Shareholders are seeking this disclosure due to concerns that consultants that rely on management's approval to win other work at the company, such as crafting benefits plans for rank-and-file workers, may be reluctant to provide objective advice on how these same executives are paid.
General Electric Co. also agreed to comply with this disclosure in its next proxy statement, it was reported Thursday. Pfizer made this information available to shareholders in its March 2006 proxy and plans to do so again next year. More about how other companies are reacting to the request will be known Tuesday when shareholders leading a letter campaign make public the results of their effort.
Exxon told shareholders in November that it plans to add this information to its coming proxy statement, which is scheduled to be mailed to investors in April, Exxon spokesman Dave Gardner said Friday.
In October, a group of 13 institutional investors sent a joint letter to the 25 largest Standard & Poor's 500 companies, including Exxon and GE, asking for this information. In early November, union group AFL-CIO submitted proposals to GE, Home Depot Inc. and Wal-Mart Stores Inc., asking that shareholders vote on whether the company should disclose this information in its proxy. Other institutional shareholders have submitted proposals at still more companies, said Daniel Pedrotty, director of the office of investments with the AFL-CIO.

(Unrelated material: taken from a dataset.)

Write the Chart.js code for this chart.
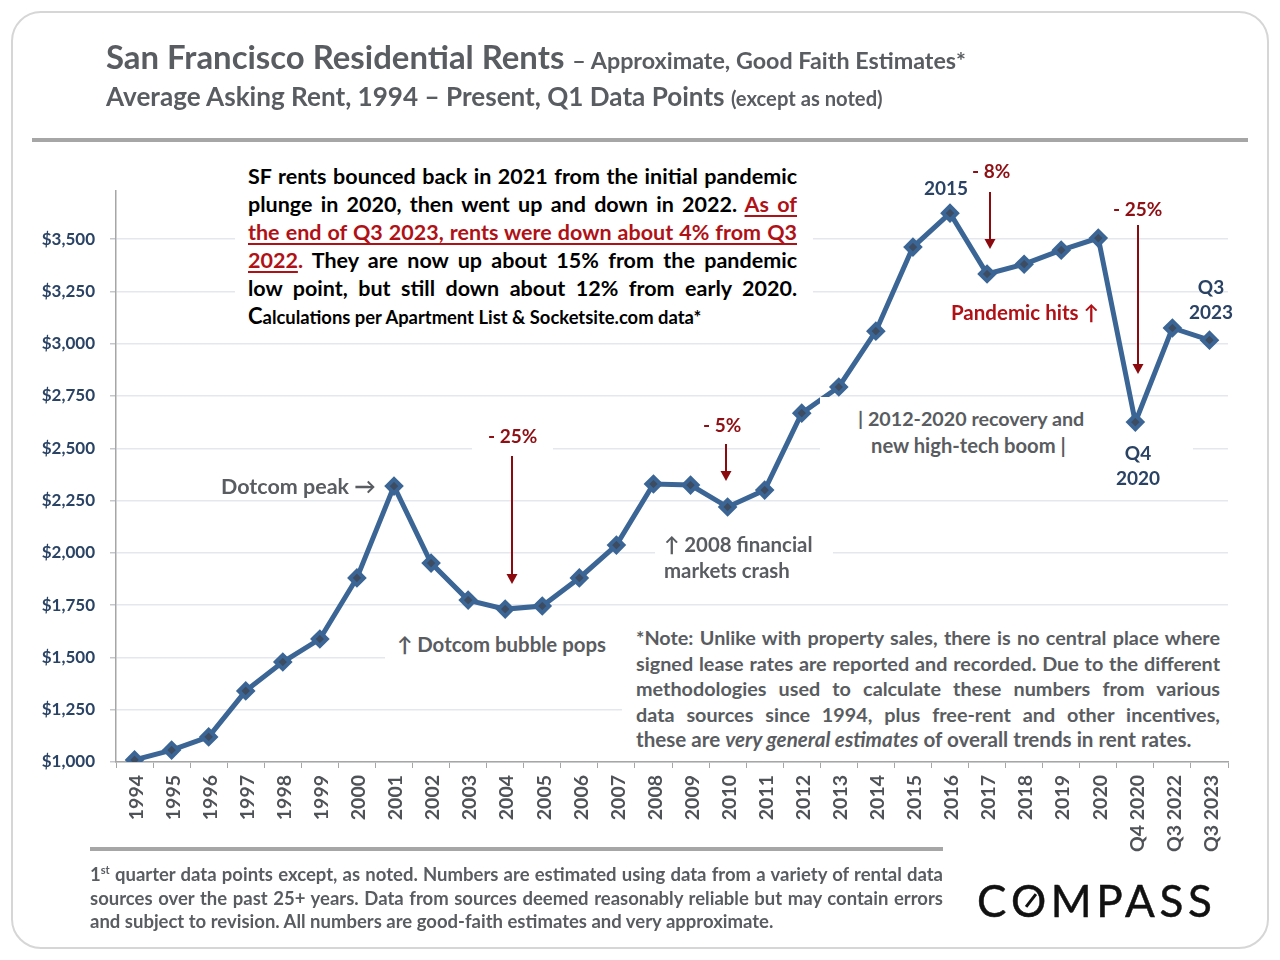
<!DOCTYPE html>
<html>
<head>
<meta charset="utf-8">
<title>San Francisco Residential Rents</title>
<script src="https://cdn.jsdelivr.net/npm/chart.js@4"></script>
<style>
html, body { margin: 0; padding: 0; background: #fff; }
#page { position: relative; width: 1280px; height: 960px; overflow: hidden; font-family: Lato, sans-serif; font-weight: 700; color: #595c60; }
#frame { position: absolute; left: 11px; top: 11px; width: 1254px; height: 934px; border: 2px solid #d6d6d6; border-radius: 30px; }
canvas { position: absolute; left: 0; top: 0; }
.t { position: absolute; white-space: nowrap; }
.box { position: absolute; background: #fff; }
.rule { position: absolute; height: 4px; background: #a6a6a6; }
.j { position: absolute; white-space: nowrap; text-align: justify; text-align-last: justify; }
.red { color: #b01116; }
.dred { color: #8e1014; }
.navy { color: #2a4365; }
.c { text-align: center; }
u { text-underline-offset: 3px; }
sup { font-size: 60%; line-height: 0; }
#logo { position: absolute; left: 977px; top: 872px; font-size: 44px; line-height: 56px; letter-spacing: 4.6px; font-weight: 400; color: #111; white-space: nowrap; -webkit-text-stroke: 0.5px #111; }
#logo span { position: relative; display: inline-block; }
#logo i { position: absolute; left: 12px; top: 27px; width: 16px; height: 3px; background: #111; transform: rotate(-52deg); }
</style>
</head>
<body>
<div id="page">
  <div id="frame"></div>
  <canvas id="rents" width="1280" height="960"></canvas>

  <div class="t" style="left:106px;top:36px;font-size:32.9px;line-height:42px">San Francisco Residential Rents <span style="font-size:23.3px">– Approximate, Good Faith Estimates*</span></div>
  <div class="t" style="left:106px;top:77px;font-size:26.1px;line-height:38px">Average Asking Rent, 1994 – Present, Q1 Data Points <span style="font-size:20.2px">(except as noted)</span></div>
  <div class="rule" style="left:32px;top:138px;width:1216px"></div>

  <!-- white boxes hide the gridlines behind the comments, same as the original -->
  <div class="box" style="left:235px;top:160px;width:578px;height:172px"></div>
  <div class="box" style="left:472px;top:423px;width:81px;height:28px"></div>
  <div class="box" style="left:820px;top:397px;width:280px;height:62px"></div>
  <div class="box" style="left:1100px;top:440px;width:93px;height:54px"></div>
  <div class="box" style="left:655px;top:532px;width:178px;height:52px"></div>
  <div class="box" style="left:385px;top:630px;width:240px;height:30px"></div>
  <div class="box" style="left:622px;top:625px;width:606px;height:130px"></div>

  <div style="color:#000;font-size:21.5px;line-height:28px">
    <div class="j" style="left:248px;top:162px;width:549px">SF rents bounced back in 2021 from the initial pandemic</div>
    <div class="j" style="left:248px;top:190px;width:549px">plunge in 2020, then went up and down in 2022. <u class="red">As of</u></div>
    <div class="j red" style="left:248px;top:218px;width:549px"><u>the end of Q3 2023, rents were down about 4% from Q3</u></div>
    <div class="j" style="left:248px;top:246px;width:549px"><u class="red">2022</u><span class="red">.</span> They are now up about 15% from the pandemic</div>
    <div class="j" style="left:248px;top:274px;width:549px">low point, but still down about 12% from early 2020.</div>
    <div class="t" style="left:248px;top:302px;font-size:18.4px"><span style="font-size:22px">C</span>alculations per Apartment List &amp; Socketsite.com data*</div>
  </div>

  <div class="t" style="left:221px;top:472px;font-size:21.5px;line-height:28px">Dotcom peak →</div>
  <div class="t" style="left:397px;top:630px;font-size:20.4px;line-height:28px">↑ Dotcom bubble pops</div>
  <div class="t" style="left:664px;top:531px;font-size:20.4px;line-height:26px">↑ 2008 financial<br>markets crash</div>
  <div class="t" style="left:858px;top:406px;font-size:19.7px;line-height:26px">| 2012-2020 recovery and<br><span style="margin-left:13px;font-size:20.2px">new high-tech boom |</span></div>

  <div class="t dred" style="left:488px;top:422px;font-size:19px;line-height:28px">- 25%</div>
  <div class="t dred" style="left:703px;top:411px;font-size:19px;line-height:28px">- 5%</div>
  <div class="t dred" style="left:972px;top:157px;font-size:19px;line-height:28px">- 8%</div>
  <div class="t dred" style="left:1113px;top:195px;font-size:19px;line-height:28px">- 25%</div>
  <div class="t red" style="left:951px;top:298px;font-size:20.5px;line-height:28px">Pandemic hits ↑</div>

  <div class="t navy" style="left:924px;top:174px;font-size:19px;line-height:28px">2015</div>
  <div class="t navy c" style="left:1171px;top:274px;width:80px;font-size:19px;line-height:25px">Q3<br>2023</div>
  <div class="t navy c" style="left:1098px;top:440px;width:80px;font-size:19px;line-height:25px">Q4<br>2020</div>

  <div style="font-size:19.8px;line-height:25.5px">
    <div class="j" style="left:636px;top:625px;width:584px">*Note: Unlike with property sales, there is no central place where</div>
    <div class="j" style="left:636px;top:651px;width:584px">signed lease rates are reported and recorded. Due to the different</div>
    <div class="j" style="left:636px;top:676px;width:584px">methodologies used to calculate these numbers from various</div>
    <div class="j" style="left:636px;top:702px;width:584px">data sources since 1994, plus free-rent and other incentives,</div>
    <div class="t" style="left:636px;top:727px;font-size:20.6px">these are <em>very general estimates</em> of overall trends in rent rates.</div>
  </div>

  <div class="rule" style="left:90px;top:847px;width:853px"></div>
  <div style="font-size:18.5px;line-height:24px">
    <div class="j" style="left:90px;top:862px;width:853px"><span>1<sup>st</sup></span> quarter data points except, as noted. Numbers are estimated using data from a variety of rental data</div>
    <div class="j" style="left:90px;top:886px;width:853px">sources over the past 25+ years. Data from sources deemed reasonably reliable but may contain errors</div>
    <div class="t" style="left:90px;top:909px">and subject to revision. All numbers are good-faith estimates and very approximate.</div>
  </div>

  <div id="logo">C<span>O<i></i></span>MPASS</div>
</div>

<script>
const years = ['1994','1995','1996','1997','1998','1999','2000','2001','2002','2003',
  '2004','2005','2006','2007','2008','2009','2010','2011','2012','2013',
  '2014','2015','2016','2017','2018','2019','2020','Q4 2020','Q3 2022','Q3 2023'];

const rents = [1010,1057,1120,1340,1478,1588,1880,2319,1951,1774,
  1731,1746,1880,2037,2329,2324,2219,2300,2668,2793,
  3060,3462,3624,3333,3380,3447,3505,2625,3075,3017];

const rentTicks = [1000,1250,1500,1750,2000,2250,2500,2750,3000,3250,3500];

// drop arrows for the percent comments: [x, y from, y to]
const arrows = [
  [512, 456, 584],
  [726, 444, 481],
  [990, 192, 249],
  [1138, 225, 374]
];

const arrowPlugin = {
  id: 'arrows',
  afterDatasetsDraw(chart) {
    const ctx = chart.ctx;
    ctx.save();
    ctx.strokeStyle = '#8b0a0e';
    ctx.fillStyle = '#8b0a0e';
    ctx.lineWidth = 2;
    arrows.forEach(function(a) {
      ctx.beginPath();
      ctx.moveTo(a[0], a[1]);
      ctx.lineTo(a[0], a[2] - 8);
      ctx.stroke();
      ctx.beginPath();
      ctx.moveTo(a[0] - 5.5, a[2] - 10);
      ctx.lineTo(a[0] + 5.5, a[2] - 10);
      ctx.lineTo(a[0], a[2]);
      ctx.closePath();
      ctx.fill();
    });
    ctx.restore();
  }
};

new Chart(document.getElementById('rents').getContext('2d'), {
  type: 'line',
  data: {
    labels: years,
    datasets: [{
      label: 'Average asking rent',
      data: rents,
      borderColor: '#3a6595',
      borderWidth: 5,
      tension: 0,
      pointStyle: 'rectRot',
      pointRadius: 7,
      pointBorderWidth: 4,
      pointBorderColor: '#3a6595',
      pointBackgroundColor: '#3d4c60'
    }]
  },
  options: {
    responsive: false,
    animation: false,
    layout: { padding: { top: 191, left: 0, right: 52, bottom: 0 } },
    plugins: { legend: { display: false }, tooltip: { enabled: false } },
    scales: {
      x: {
        offset: true,
        afterFit: function(s) { s.height = 198; },
        border: { color: '#a6a6a6', width: 1.5 },
        grid: { offset: true, drawOnChartArea: false, drawTicks: true, tickLength: 6, tickColor: '#a6a6a6' },
        ticks: {
          autoSkip: false,
          minRotation: 90,
          maxRotation: 90,
          padding: 7,
          labelOffset: 2,
          color: '#4f5256',
          font: { family: 'Lato', size: 19.5, weight: '700' }
        }
      },
      y: {
        min: 1000,
        max: 3730,
        afterFit: function(s) { s.width = 116; },
        afterBuildTicks: function(s) { s.ticks = rentTicks.map(function(v) { return { value: v }; }); },
        border: { color: '#a6a6a6', width: 1.5 },
        grid: { color: '#e4e8ee', lineWidth: 1.5, tickLength: 6, tickColor: '#c4c8cc' },
        ticks: {
          padding: 15,
          color: '#2a4365',
          font: { family: 'Lato', size: 17, weight: '700' },
          callback: function(v) { return '$' + v.toLocaleString('en-US'); }
        }
      }
    }
  },
  plugins: [arrowPlugin]
});
</script>
</body>
</html>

Companies that say no to the letter requesting increased disclosure may also be targeted with proposals asking to give shareholders a vote, said Bernard Kavaler, spokesman for Connecticut Treasurer Denise L. Nappier, which signed the letter. So far, two-thirds of the 25 companies that received the October letter have responded, said Kavaler, who declined to specify how many agreed to make the information available to shareholders.
In 2006, Exxon's board of directors worked with New York compensation consulting firm Pearl Meyer & Partners, a unit of Clark Consulting Inc., according to an e-mail statement from Gardner. Pearl Meyer didn't provide "any other services to the corporation," Gardner said. Officials from Pearl Meyer weren't immediately available for comment.
Other companies that received the letter include Hewlett-Packard Co., Morgan Stanley, Wal-Mart Stores and Home Depot. None of these companies was immediately available for comment.
Shareholders behind the effort have likened such ties to when auditing firms provided consulting work for the companies they were auditing - a situation that some say contributed to the accounting scandals at Enron Corp. and WorldCom Inc. The Sarbanes-Oxley act of 2002 restricted the non-audit services firms are allowed to provide audit clients.